··· Supplied data ···

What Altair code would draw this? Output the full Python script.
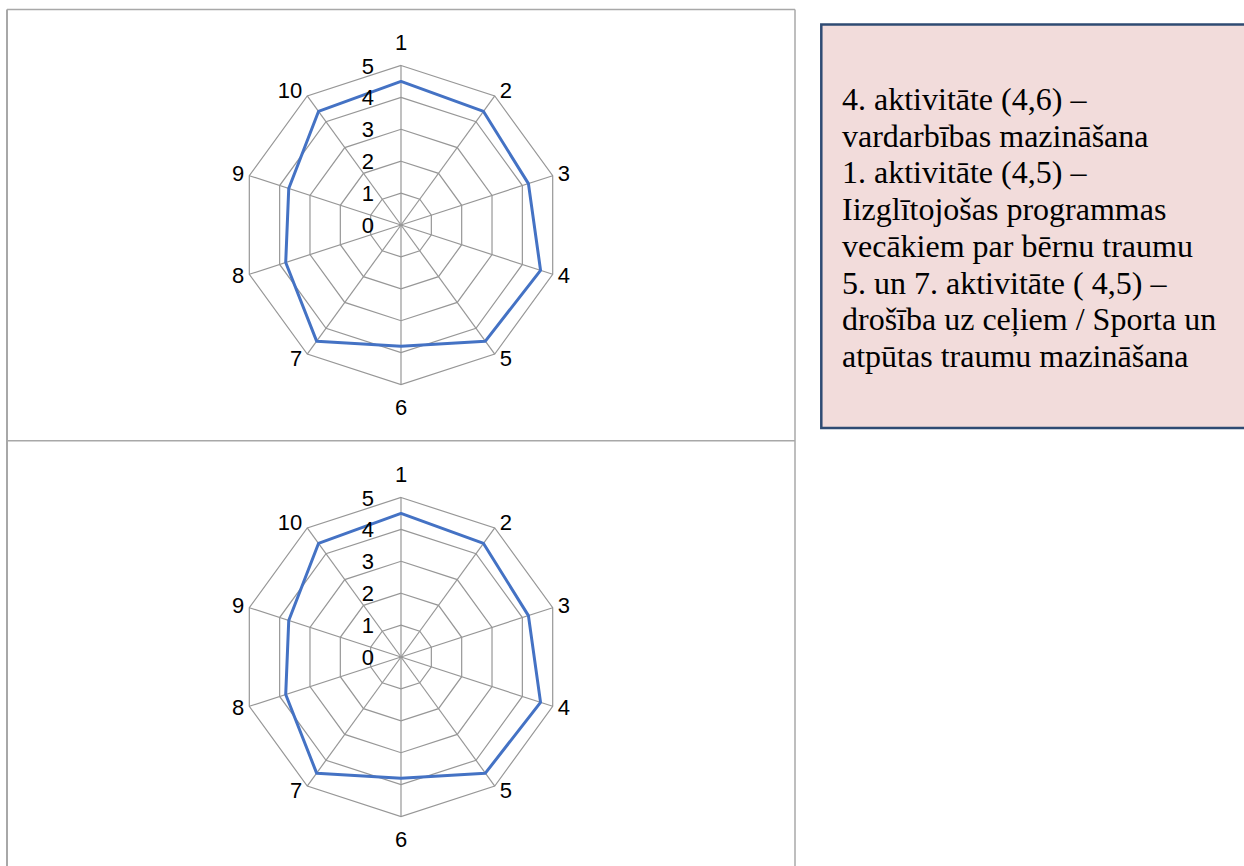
import altair as alt
import pandas as pd

# Radar axes (activities) and the scores shown on each panel
CATEGORIES = ["1", "2", "3", "4", "5", "6", "7", "8", "9", "10"]
TOP_SCORES = [4.5, 4.4, 4.2, 4.6, 4.5, 3.8, 4.5, 3.8, 3.7, 4.4]
BOTTOM_SCORES = [4.5, 4.4, 4.2, 4.6, 4.5, 3.8, 4.5, 3.8, 3.7, 4.4]
RING_TICKS = [0, 1, 2, 3, 4, 5]
INFO_LINES = [
    "4. aktivitāte (4,6) –",
    "vardarbības mazināšana",
    "1. aktivitāte (4,5) –",
    "Iizglītojošas programmas",
    "vecākiem par bērnu traumu",
    "5. un 7. aktivitāte ( 4,5) –",
    "drošība uz ceļiem / Sporta un",
    "atpūtas traumu mazināšana",
]

# Page geometry (pixels)
W, H = 1244, 866
UNIT = 31.9            # pixels per score point
N = len(CATEGORIES)
R_MAX = max(RING_TICKS)
TOP_CENTER = (401, 225)
BOTTOM_CENTER = (401, 657)

GRID = "#979797"
TABLE = "#a8a8a8"
SERIES = "#4472C4"
SANS = "Liberation Sans, Arial, sans-serif"
SERIF = "Liberation Serif, Times New Roman, serif"
LABEL_SIZE = 22

X = alt.X("px:Q", scale=alt.Scale(domain=[0, W], nice=False, zero=False), axis=None)
Y = alt.Y("py:Q", scale=alt.Scale(domain=[0, H], nice=False, zero=False, reverse=True), axis=None)


def place(chart, cx, cy, radius_expr):
    """Convert (idx, radius) rows to page coordinates around (cx, cy)."""
    return chart.transform_calculate(
        theta=f"datum.idx * 2 * PI / {N}"
    ).transform_calculate(
        px=f"{cx} + ({radius_expr}) * {UNIT} * sin(datum.theta)",
        py=f"{cy} - ({radius_expr}) * {UNIT} * cos(datum.theta)",
    )


def radar(scores, center):
    cx, cy = center
    idx = list(range(N))

    rings_df = pd.DataFrame(
        [{"level": lv, "idx": i} for lv in RING_TICKS if lv > 0 for i in idx]
    )
    rings = place(
        alt.Chart(rings_df).mark_line(
            color=GRID, strokeWidth=1.2, interpolate="linear-closed"
        ),
        cx, cy, "datum.level",
    ).encode(x=X, y=Y, detail="level:N", order="idx:Q")

    spokes_df = pd.DataFrame({"idx": idx, "cat": CATEGORIES})
    spokes = (
        alt.Chart(spokes_df)
        .mark_rule(color=GRID, strokeWidth=1.2)
        .transform_calculate(theta=f"datum.idx * 2 * PI / {N}")
        .transform_calculate(
            px=f"{cx}",
            py=f"{cy}",
            px2=f"{cx} + {R_MAX} * {UNIT} * sin(datum.theta)",
            py2=f"{cy} - {R_MAX} * {UNIT} * cos(datum.theta)",
        )
        .encode(x=X, y=Y, x2="px2:Q", y2="py2:Q")
    )

    series_df = pd.DataFrame({"idx": idx, "cat": CATEGORIES, "score": scores})
    series = place(
        alt.Chart(series_df).mark_line(
            color=SERIES, strokeWidth=3, interpolate="linear-closed",
            strokeJoin="round",
        ),
        cx, cy, "datum.score",
    ).encode(x=X, y=Y, order="idx:Q")

    # Category labels just outside the outer ring
    label_base = (
        alt.Chart(spokes_df)
        .transform_calculate(theta=f"datum.idx * 2 * PI / {N}")
        .transform_calculate(s="sin(datum.theta)", c="cos(datum.theta)")
        .transform_calculate(
            vx=f"{cx} + {R_MAX} * {UNIT} * datum.s",
            vy=f"{cy} - {R_MAX} * {UNIT} * datum.c",
        )
        .transform_calculate(
            px="abs(datum.s) < 0.01 ? datum.vx : datum.vx + (datum.s > 0 ? 5 : -5)",
            py="datum.vy - (abs(datum.s) < 0.01 ? 23 : 6) * datum.c",
        )
    )
    text_kw = dict(font=SANS, fontSize=LABEL_SIZE, color="#000000", baseline="middle")
    cat_right = label_base.transform_filter("datum.s > 0.01").mark_text(
        align="left", **text_kw
    ).encode(x=X, y=Y, text="cat:N")
    cat_left = label_base.transform_filter("datum.s < -0.01").mark_text(
        align="right", **text_kw
    ).encode(x=X, y=Y, text="cat:N")
    cat_mid = label_base.transform_filter("abs(datum.s) <= 0.01").mark_text(
        align="center", **text_kw
    ).encode(x=X, y=Y, text="cat:N")

    # Value-axis labels along the vertical spoke
    ticks_df = pd.DataFrame({"level": RING_TICKS, "label": [str(t) for t in RING_TICKS]})
    ticks = (
        alt.Chart(ticks_df)
        .transform_calculate(px=f"{cx - 27}", py=f"{cy} - datum.level * {UNIT} + 1")
        .mark_text(align="right", **text_kw)
        .encode(x=X, y=Y, text="label:N")
    )

    return [rings, spokes, series, cat_right, cat_left, cat_mid, ticks]


one_row = alt.Data(values=[{"k": 1}])


def rule(x, y, x2, y2, width):
    return alt.Chart(one_row).mark_rule(color=TABLE, strokeWidth=width).encode(
        x=alt.value(x), y=alt.value(y), x2=alt.value(x2), y2=alt.value(y2)
    )


# Table frame around the two chart cells
table = [
    rule(7, 9.5, 795, 9.5, 1.5),
    rule(7, 9.5, 7, H + 2, 2),
    rule(795, 9.5, 795, H + 2, 1.5),
    rule(7, 440.7, 795, 440.7, 1.5),
]

# Commentary box
box = alt.Chart(one_row).mark_rect(
    fill="#F2DCDB", stroke="#2F4B73", strokeWidth=2.5
).encode(
    x=alt.value(821.3), x2=alt.value(W + 20), y=alt.value(24.5), y2=alt.value(428)
)
box_text = alt.Chart(one_row).mark_text(
    align="left", baseline="alphabetic", font=SERIF, fontSize=32,
    lineHeight=36.7, color="#000000",
).encode(x=alt.value(842), y=alt.value(110), text=alt.value(INFO_LINES))

chart = alt.layer(
    *table,
    *radar(TOP_SCORES, TOP_CENTER),
    *radar(BOTTOM_SCORES, BOTTOM_CENTER),
    box,
    box_text,
).properties(
    width=W, height=H, padding=0, autosize=alt.AutoSizeParams(type="none"),
    background="#ffffff",
).configure_view(stroke=None)

chart.save("out.html", embed_options={"renderer": "svg", "actions": False})
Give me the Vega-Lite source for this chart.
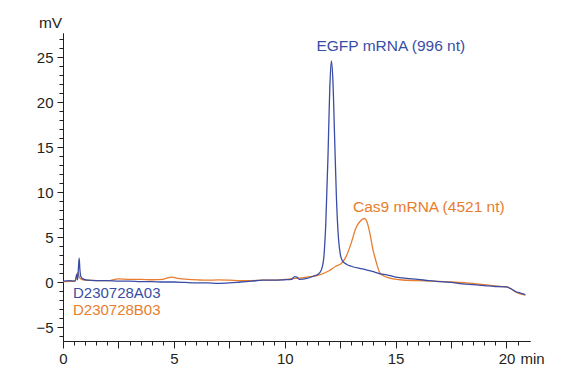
{
  "$schema": "https://vega.github.io/schema/vega-lite/v6.json",
  "width": 467,
  "height": 308,
  "autosize": {"type": "none"},
  "padding": {"left": 63, "top": 33, "right": 39, "bottom": 31},
  "background": "white",
  "config": {
    "view": {"stroke": null},
    "font": "Liberation Sans",
    "axis": {
      "grid": false, "labelOverlap": false, "labelFlush": false,
      "domainColor": "#231f20", "tickColor": "#231f20", "labelColor": "#231f20",
      "labelFontSize": 15, "labelFont": "Liberation Sans",
      "titleFont": "Liberation Sans", "titleFontWeight": "normal", "titleColor": "#231f20"
    }
  },
  "datasets": {
    "cas9": [
      {"t": 0, "v": 0.1}, {"t": 0.5, "v": 0.15}, {"t": 0.6, "v": 0.5}, {"t": 0.66, "v": 1.1}, {"t": 0.72, "v": 0.7},
      {"t": 0.8, "v": 0.4}, {"t": 1.0, "v": 0.25}, {"t": 1.5, "v": 0.2}, {"t": 2.0, "v": 0.2}, {"t": 2.5, "v": 0.4},
      {"t": 3.0, "v": 0.35}, {"t": 3.5, "v": 0.35}, {"t": 4.0, "v": 0.3}, {"t": 4.5, "v": 0.35}, {"t": 4.9, "v": 0.6},
      {"t": 5.2, "v": 0.45}, {"t": 5.6, "v": 0.35}, {"t": 6.1, "v": 0.28}, {"t": 6.5, "v": 0.25}, {"t": 7.0, "v": 0.28},
      {"t": 7.5, "v": 0.25}, {"t": 8.0, "v": 0.2}, {"t": 8.5, "v": 0.2}, {"t": 9.0, "v": 0.25}, {"t": 9.5, "v": 0.25},
      {"t": 10.0, "v": 0.35}, {"t": 10.5, "v": 0.45}, {"t": 11.0, "v": 0.6}, {"t": 11.5, "v": 0.8}, {"t": 12.0, "v": 1.3},
      {"t": 12.3, "v": 1.8}, {"t": 12.55, "v": 2.1}, {"t": 12.77, "v": 2.9}, {"t": 13.0, "v": 4.4}, {"t": 13.2, "v": 6.0},
      {"t": 13.4, "v": 6.8}, {"t": 13.6, "v": 7.1}, {"t": 13.75, "v": 6.4}, {"t": 13.85, "v": 5.3}, {"t": 14.0, "v": 3.4},
      {"t": 14.1, "v": 2.5}, {"t": 14.28, "v": 1.1}, {"t": 14.45, "v": 0.75}, {"t": 14.7, "v": 0.5}, {"t": 15.2, "v": 0.3},
      {"t": 16.0, "v": 0.2}, {"t": 16.7, "v": 0.15}, {"t": 17.5, "v": 0.05}, {"t": 18.2, "v": -0.05}, {"t": 19.0, "v": -0.25},
      {"t": 19.7, "v": -0.45}, {"t": 20.0, "v": -0.5}, {"t": 20.2, "v": -0.7}, {"t": 20.45, "v": -1.1}, {"t": 20.85, "v": -1.4}
    ],
    "egfp": [
      {"t": 0, "v": 0.15}, {"t": 0.3, "v": 0.2}, {"t": 0.55, "v": 0.15}, {"t": 0.62, "v": 0.9}, {"t": 0.66, "v": 0.3},
      {"t": 0.7, "v": 1.8}, {"t": 0.73, "v": 2.7}, {"t": 0.76, "v": 1.5}, {"t": 0.8, "v": 0.7}, {"t": 0.9, "v": 0.4},
      {"t": 1.1, "v": 0.25}, {"t": 1.5, "v": 0.2}, {"t": 2.0, "v": 0.2}, {"t": 2.5, "v": 0.15}, {"t": 3.0, "v": 0.15},
      {"t": 3.5, "v": 0.1}, {"t": 4.0, "v": 0.1}, {"t": 4.5, "v": 0.05}, {"t": 5.0, "v": 0.05}, {"t": 5.5, "v": 0.0},
      {"t": 6.0, "v": -0.05}, {"t": 6.5, "v": -0.05}, {"t": 7.0, "v": -0.1}, {"t": 7.5, "v": -0.05}, {"t": 8.0, "v": 0.05},
      {"t": 8.5, "v": 0.15}, {"t": 9.0, "v": 0.25}, {"t": 9.5, "v": 0.25}, {"t": 10.0, "v": 0.3}, {"t": 10.3, "v": 0.35},
      {"t": 10.45, "v": 0.65}, {"t": 10.55, "v": 0.6}, {"t": 10.65, "v": 0.35}, {"t": 11.0, "v": 0.45}, {"t": 11.3, "v": 0.7},
      {"t": 11.5, "v": 0.9}, {"t": 11.65, "v": 1.4}, {"t": 11.75, "v": 2.5}, {"t": 11.85, "v": 6.5}, {"t": 11.95, "v": 14},
      {"t": 12.03, "v": 21.5}, {"t": 12.1, "v": 24.6}, {"t": 12.17, "v": 22.5}, {"t": 12.25, "v": 16}, {"t": 12.33, "v": 9.5},
      {"t": 12.42, "v": 5}, {"t": 12.5, "v": 3.2}, {"t": 12.6, "v": 2.4}, {"t": 12.8, "v": 2.0}, {"t": 13.0, "v": 1.8},
      {"t": 13.5, "v": 1.5}, {"t": 14.0, "v": 1.2}, {"t": 14.3, "v": 0.95}, {"t": 14.6, "v": 0.85}, {"t": 15.0, "v": 0.6},
      {"t": 15.5, "v": 0.45}, {"t": 16.0, "v": 0.35}, {"t": 16.5, "v": 0.2}, {"t": 17.0, "v": 0.1}, {"t": 17.5, "v": 0.0},
      {"t": 18.0, "v": -0.15}, {"t": 18.5, "v": -0.25}, {"t": 19.0, "v": -0.35}, {"t": 19.5, "v": -0.45}, {"t": 20.0, "v": -0.5},
      {"t": 20.2, "v": -0.7}, {"t": 20.4, "v": -1.0}, {"t": 20.6, "v": -1.15}, {"t": 20.85, "v": -1.35}
    ],
    "labels": [
      {"t": 11.43, "v": 25.73, "text": "EGFP mRNA (996 nt)", "s": "A", "size": 15.5},
      {"t": 13.08, "v": 7.84, "text": "Cas9 mRNA (4521 nt)", "s": "B", "size": 15.5},
      {"t": 0.45, "v": -1.67, "text": "D230728A03", "s": "A", "size": 15},
      {"t": 0.45, "v": -3.63, "text": "D230728B03", "s": "B", "size": 15}
    ]
  },
  "resolve": {"axis": {"x": "independent", "y": "independent"}},
  "layer": [
    {
      "data": {"name": "cas9"},
      "mark": {"type": "line", "color": "#e87d2d", "strokeWidth": 1.3, "interpolate": "monotone"},
      "encoding": {
        "x": {
          "field": "t", "type": "quantitative",
          "scale": {"domain": [0, 21.06], "nice": false, "zero": false},
          "axis": {
            "orient": "bottom",
            "values": [0.5,1,1.5,2,3,3.5,4,4.5,5.5,6,6.5,7,8,8.5,9,9.5,10.5,11,11.5,12,13,13.5,14,14.5,15.5,16,16.5,17,18,18.5,19,19.5,20.5],
            "labels": false, "tickSize": 4, "title": null
          }
        },
        "y": {
          "field": "v", "type": "quantitative",
          "scale": {"domain": [-6.5, 27.7], "nice": false, "zero": false},
          "axis": {
            "orient": "left",
            "values": [-6,-4,-3,-2,-1,1,2,3,4,6,7,8,9,11,12,13,14,16,17,18,19,21,22,23,24,26,27],
            "labels": false, "tickSize": 4, "title": null
          }
        }
      }
    },
    {
      "data": {"name": "egfp"},
      "mark": {"type": "line", "color": "#3a4da6", "strokeWidth": 1.3, "interpolate": "monotone"},
      "encoding": {
        "x": {
          "field": "t", "type": "quantitative",
          "axis": {
            "orient": "bottom",
            "values": [0, 2.5, 5, 7.5, 10, 12.5, 15, 17.5, 20],
            "labelExpr": "datum.value % 5 === 0 ? format(datum.value, 'd') : ''",
            "tickSize": 7, "labelPadding": 3,
            "title": "min", "titleFontSize": 15,
            "titleX": 457, "titleY": 22, "titleAlign": "left", "titleBaseline": "alphabetic", "titleAnchor": null
          }
        },
        "y": {
          "field": "v", "type": "quantitative",
          "axis": {
            "orient": "left",
            "values": [-5, 0, 5, 10, 15, 20, 25],
            "tickSize": 6, "labelPadding": 4,
            "title": "mV", "titleFontSize": 15.5, "titleAngle": 0,
            "titleX": -13, "titleY": -6, "titleAlign": "center", "titleBaseline": "alphabetic", "titleAnchor": null
          }
        }
      }
    },
    {
      "data": {"name": "labels"},
      "mark": {"type": "text", "align": "left", "baseline": "alphabetic", "font": "Liberation Sans"},
      "encoding": {
        "x": {"field": "t", "type": "quantitative", "axis": null},
        "y": {"field": "v", "type": "quantitative", "axis": null},
        "text": {"field": "text"},
        "size": {"field": "size", "type": "quantitative", "scale": null},
        "color": {"field": "s", "type": "nominal", "scale": {"domain": ["A", "B"], "range": ["#3a4da6", "#e87d2d"]}, "legend": null}
      }
    }
  ]
}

···

-- Exercise requirements --
Take the lines from the first line of the entries through the line with "BOTTOM_CENTER = (401, 657)", inclusive, and give them again exactly, minus any pictures.

-- Response --
What Altair code would draw this? Output the full Python script.
import altair as alt
import pandas as pd

# Radar axes (activities) and the scores shown on each panel
CATEGORIES = ["1", "2", "3", "4", "5", "6", "7", "8", "9", "10"]
TOP_SCORES = [4.5, 4.4, 4.2, 4.6, 4.5, 3.8, 4.5, 3.8, 3.7, 4.4]
BOTTOM_SCORES = [4.5, 4.4, 4.2, 4.6, 4.5, 3.8, 4.5, 3.8, 3.7, 4.4]
RING_TICKS = [0, 1, 2, 3, 4, 5]
INFO_LINES = [
    "4. aktivitāte (4,6) –",
    "vardarbības mazināšana",
    "1. aktivitāte (4,5) –",
    "Iizglītojošas programmas",
    "vecākiem par bērnu traumu",
    "5. un 7. aktivitāte ( 4,5) –",
    "drošība uz ceļiem / Sporta un",
    "atpūtas traumu mazināšana",
]

# Page geometry (pixels)
W, H = 1244, 866
UNIT = 31.9            # pixels per score point
N = len(CATEGORIES)
R_MAX = max(RING_TICKS)
TOP_CENTER = (401, 225)
BOTTOM_CENTER = (401, 657)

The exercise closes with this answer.